> WRITTEN REQUEST
Type out the complete listing below word for word, without its pictures.

Records from a data collection:

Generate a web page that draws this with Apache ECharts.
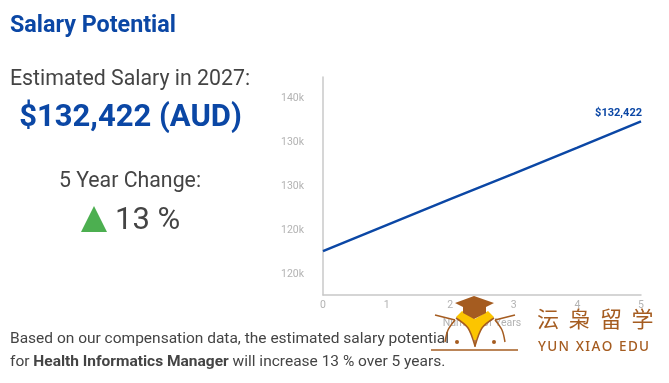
<!DOCTYPE html>
<html><head><meta charset="utf-8">
<style>html,body{margin:0;padding:0;background:#fff}#c{width:669px;height:383px}</style>
<script src="https://cdn.jsdelivr.net/npm/echarts@6/dist/echarts.min.js"></script>
</head><body><div id="c"></div>
<script>
const years = [0, 1, 2, 3, 4, 5];
const salary = [117600, 120570, 123550, 126460, 129430, 132422];
const yTickValues = [115000, 120000, 125000, 130000, 135000];
const yTickLabels = ['120k', '120k', '130k', '130k', '140k'];
const BLUE = '#0b47a5', INK = '#444', GREY = '#b3b3b3', BRAND = '#a55c20', FONT = 'Roboto';

function t2(x, y, t, size, fill, weight, align) {
  return { type: 'text', z: 10, style: {
    text: t, x: x, y: y, font: (weight || 'normal') + ' ' + size + 'px ' + FONT, fill: fill,
    align: align || 'left', verticalAlign: 'middle' } };
}
function line(points, w) {
  return { type: 'polyline', z: 21, shape: { points: points, smooth: 0.3 }, style: { stroke: BRAND, fill: 'none', lineWidth: w || 1.5 } };
}
const cjk = ['沄', '枭', '留', '学'].map((c, i) => ({
  type: 'text', z: 21, style: { x: 537 + i * 31.5, y: 319, text: c, font: '22px "Noto Sans CJK SC"', fill: BRAND, verticalAlign: 'middle' }
}));
const chart = echarts.init(document.getElementById('c'), null, { renderer: 'canvas' });
chart.setOption({
  animation: false,
  backgroundColor: '#fff',
  grid: { left: 323, right: 28, top: 77, bottom: 88, containLabel: false },
  xAxis: {
    type: 'value', min: 0, max: 5, interval: 1,
    name: 'Number of Years', nameLocation: 'middle', nameGap: 23,
    nameTextStyle: { color: GREY, fontSize: 10.5, fontFamily: FONT },
    axisLine: { show: true, onZero: false, lineStyle: { color: '#c8c8c8', width: 1.5 } },
    axisTick: { show: false }, splitLine: { show: false },
    axisLabel: { color: GREY, fontSize: 10.5, fontFamily: FONT, margin: 5, showMinLabel: true, showMaxLabel: true }
  },
  yAxis: {
    type: 'value', min: 112600, max: 137486,
    axisLine: { show: true, lineStyle: { color: '#c8c8c8', width: 1.5 } },
    axisTick: { show: false }, splitLine: { show: false },
    axisLabel: {
      customValues: yTickValues,
      color: GREY, fontSize: 10.5, fontFamily: FONT, margin: 19, padding: [5, 0, 0, 0],
      formatter: v => yTickLabels[yTickValues.indexOf(v)]
    }
  },
  series: [{
    type: 'line', smooth: false, symbol: 'none', silent: true,
    data: years.map((y, i) => [y, salary[i]]),
    lineStyle: { color: BLUE, width: 2.5 },
    endLabel: {
      show: true, formatter: '$132,422', color: BLUE, fontSize: 11, fontWeight: 'bold', fontFamily: FONT,
      position: 'top', align: 'right', verticalAlign: 'bottom', offset: [-7, -3]
    }
  }],
  graphic: [
    t2(10, 26, 'Salary Potential', 23.3, BLUE, 'bold'),
    t2(10, 80, 'Estimated Salary in 2027:', 21.3, INK),
    t2(130.5, 118.5, '$132,422 (AUD)', 31, BLUE, 'bold', 'center'),
    t2(130, 182, '5 Year Change:', 21.3, INK, 'normal', 'center'),
    t2(115, 221, '13 %', 31, INK),
    { type: 'polygon', z: 10, shape: { points: [[81, 232], [107, 232], [94, 206]] }, style: { fill: '#4caf50' } },
    t2(10, 339, 'Based on our compensation data, the estimated salary potential', 15.5, INK),
    { type: 'text', z: 10, style: { x: 10, y: 362, verticalAlign: 'middle',
      rich: { n: { font: '15.5px Roboto', fill: INK }, b: { font: 'bold 15.5px Roboto', fill: INK } },
      text: '{n|for }{b|Health Informatics Manager}{n| will increase 13 % over 5 years.}' } },
    // watermark
    { type: 'polygon', z: 19, shape: { points: [[456, 317], [462, 311], [475, 319], [488, 311], [494, 317], [482, 328], [476, 340], [474, 340], [468, 328]] }, style: { fill: '#fcc500' } },
    { type: 'polygon', z: 20, shape: { points: [[455, 303], [474, 296], [494, 303], [486, 307], [486, 313], [474, 319], [463, 313], [463, 307]] }, style: { fill: BRAND } },
    line([[435, 315], [455, 320]]),
    line([[515, 315], [495, 320]]),
    line([[455, 320], [448, 330], [445, 342]]),
    line([[495, 320], [502, 330], [505, 342]]),
    line([[456, 318], [468, 328], [475, 346]]),
    line([[494, 318], [482, 328], [475, 346]]),
    { type: 'line', z: 21, shape: { x1: 431, y1: 350, x2: 518, y2: 350 }, style: { stroke: BRAND, lineWidth: 1.5 } },
    { type: 'line', z: 21, shape: { x1: 475, y1: 340, x2: 475, y2: 347 }, style: { stroke: BRAND, lineWidth: 1.5 } },
    { type: 'circle', z: 21, shape: { cx: 457, cy: 342, r: 2 }, style: { fill: BRAND } },
    { type: 'circle', z: 21, shape: { cx: 494, cy: 342, r: 2 }, style: { fill: BRAND } },
    ...cjk,
    { type: 'text', z: 21, style: { x: 538, y: 347, text: 'Y\u200aU\u200aN\u2002X\u200aI\u200aA\u200aO\u2002E\u200aD\u200aU', font: '500 13.5px "Noto Sans"', fill: BRAND, verticalAlign: 'middle' } }
  ]
});
</script></body></html>
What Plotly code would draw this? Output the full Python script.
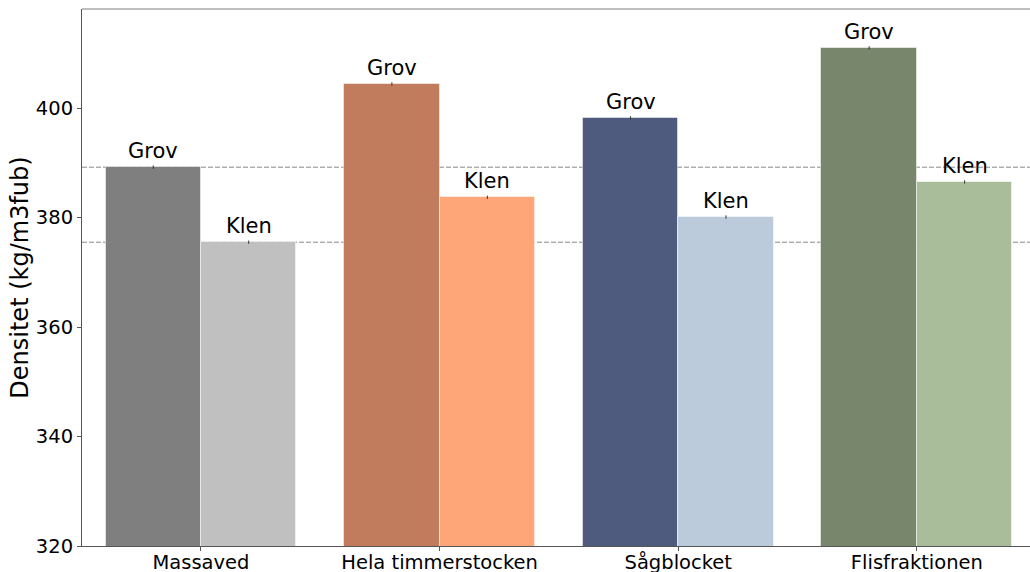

> TASK RESPONSE
Generate a web page that draws this with Apache ECharts.
<!DOCTYPE html>
<html><head><meta charset="utf-8">
<style>html,body{margin:0;padding:0;background:#fff}#c{width:669px;height:383px}</style>
<script src="https://cdn.jsdelivr.net/npm/echarts@6/dist/echarts.min.js"></script>
</head><body><div id="c"></div>
<script>
const years = [0, 1, 2, 3, 4, 5];
const salary = [117600, 120570, 123550, 126460, 129430, 132422];
const yTickValues = [115000, 120000, 125000, 130000, 135000];
const yTickLabels = ['120k', '120k', '130k', '130k', '140k'];
const BLUE = '#0b47a5', INK = '#444', GREY = '#b3b3b3', BRAND = '#a55c20', FONT = 'Roboto';

function t2(x, y, t, size, fill, weight, align) {
  return { type: 'text', z: 10, style: {
    text: t, x: x, y: y, font: (weight || 'normal') + ' ' + size + 'px ' + FONT, fill: fill,
    align: align || 'left', verticalAlign: 'middle' } };
}
function line(points, w) {
  return { type: 'polyline', z: 21, shape: { points: points, smooth: 0.3 }, style: { stroke: BRAND, fill: 'none', lineWidth: w || 1.5 } };
}
const cjk = ['沄', '枭', '留', '学'].map((c, i) => ({
  type: 'text', z: 21, style: { x: 537 + i * 31.5, y: 319, text: c, font: '22px "Noto Sans CJK SC"', fill: BRAND, verticalAlign: 'middle' }
}));
const chart = echarts.init(document.getElementById('c'), null, { renderer: 'canvas' });
chart.setOption({
  animation: false,
  backgroundColor: '#fff',
  grid: { left: 323, right: 28, top: 77, bottom: 88, containLabel: false },
  xAxis: {
    type: 'value', min: 0, max: 5, interval: 1,
    name: 'Number of Years', nameLocation: 'middle', nameGap: 23,
    nameTextStyle: { color: GREY, fontSize: 10.5, fontFamily: FONT },
    axisLine: { show: true, onZero: false, lineStyle: { color: '#c8c8c8', width: 1.5 } },
    axisTick: { show: false }, splitLine: { show: false },
    axisLabel: { color: GREY, fontSize: 10.5, fontFamily: FONT, margin: 5, showMinLabel: true, showMaxLabel: true }
  },
  yAxis: {
    type: 'value', min: 112600, max: 137486,
    axisLine: { show: true, lineStyle: { color: '#c8c8c8', width: 1.5 } },
    axisTick: { show: false }, splitLine: { show: false },
    axisLabel: {
      customValues: yTickValues,
      color: GREY, fontSize: 10.5, fontFamily: FONT, margin: 19, padding: [5, 0, 0, 0],
      formatter: v => yTickLabels[yTickValues.indexOf(v)]
    }
  },
  series: [{
    type: 'line', smooth: false, symbol: 'none', silent: true,
    data: years.map((y, i) => [y, salary[i]]),
    lineStyle: { color: BLUE, width: 2.5 },
    endLabel: {
      show: true, formatter: '$132,422', color: BLUE, fontSize: 11, fontWeight: 'bold', fontFamily: FONT,
      position: 'top', align: 'right', verticalAlign: 'bottom', offset: [-7, -3]
    }
  }],
  graphic: [
    t2(10, 26, 'Salary Potential', 23.3, BLUE, 'bold'),
    t2(10, 80, 'Estimated Salary in 2027:', 21.3, INK),
    t2(130.5, 118.5, '$132,422 (AUD)', 31, BLUE, 'bold', 'center'),
    t2(130, 182, '5 Year Change:', 21.3, INK, 'normal', 'center'),
    t2(115, 221, '13 %', 31, INK),
    { type: 'polygon', z: 10, shape: { points: [[81, 232], [107, 232], [94, 206]] }, style: { fill: '#4caf50' } },
    t2(10, 339, 'Based on our compensation data, the estimated salary potential', 15.5, INK),
    { type: 'text', z: 10, style: { x: 10, y: 362, verticalAlign: 'middle',
      rich: { n: { font: '15.5px Roboto', fill: INK }, b: { font: 'bold 15.5px Roboto', fill: INK } },
      text: '{n|for }{b|Health Informatics Manager}{n| will increase 13 % over 5 years.}' } },
    // watermark
    { type: 'polygon', z: 19, shape: { points: [[456, 317], [462, 311], [475, 319], [488, 311], [494, 317], [482, 328], [476, 340], [474, 340], [468, 328]] }, style: { fill: '#fcc500' } },
    { type: 'polygon', z: 20, shape: { points: [[455, 303], [474, 296], [494, 303], [486, 307], [486, 313], [474, 319], [463, 313], [463, 307]] }, style: { fill: BRAND } },
    line([[435, 315], [455, 320]]),
    line([[515, 315], [495, 320]]),
    line([[455, 320], [448, 330], [445, 342]]),
    line([[495, 320], [502, 330], [505, 342]]),
    line([[456, 318], [468, 328], [475, 346]]),
    line([[494, 318], [482, 328], [475, 346]]),
    { type: 'line', z: 21, shape: { x1: 431, y1: 350, x2: 518, y2: 350 }, style: { stroke: BRAND, lineWidth: 1.5 } },
    { type: 'line', z: 21, shape: { x1: 475, y1: 340, x2: 475, y2: 347 }, style: { stroke: BRAND, lineWidth: 1.5 } },
    { type: 'circle', z: 21, shape: { cx: 457, cy: 342, r: 2 }, style: { fill: BRAND } },
    { type: 'circle', z: 21, shape: { cx: 494, cy: 342, r: 2 }, style: { fill: BRAND } },
    ...cjk,
    { type: 'text', z: 21, style: { x: 538, y: 347, text: 'Y\u200aU\u200aN\u2002X\u200aI\u200aA\u200aO\u2002E\u200aD\u200aU', font: '500 13.5px "Noto Sans"', fill: BRAND, verticalAlign: 'middle' } }
  ]
});
</script></body></html>
What Plotly code would draw this? Output the full Python script.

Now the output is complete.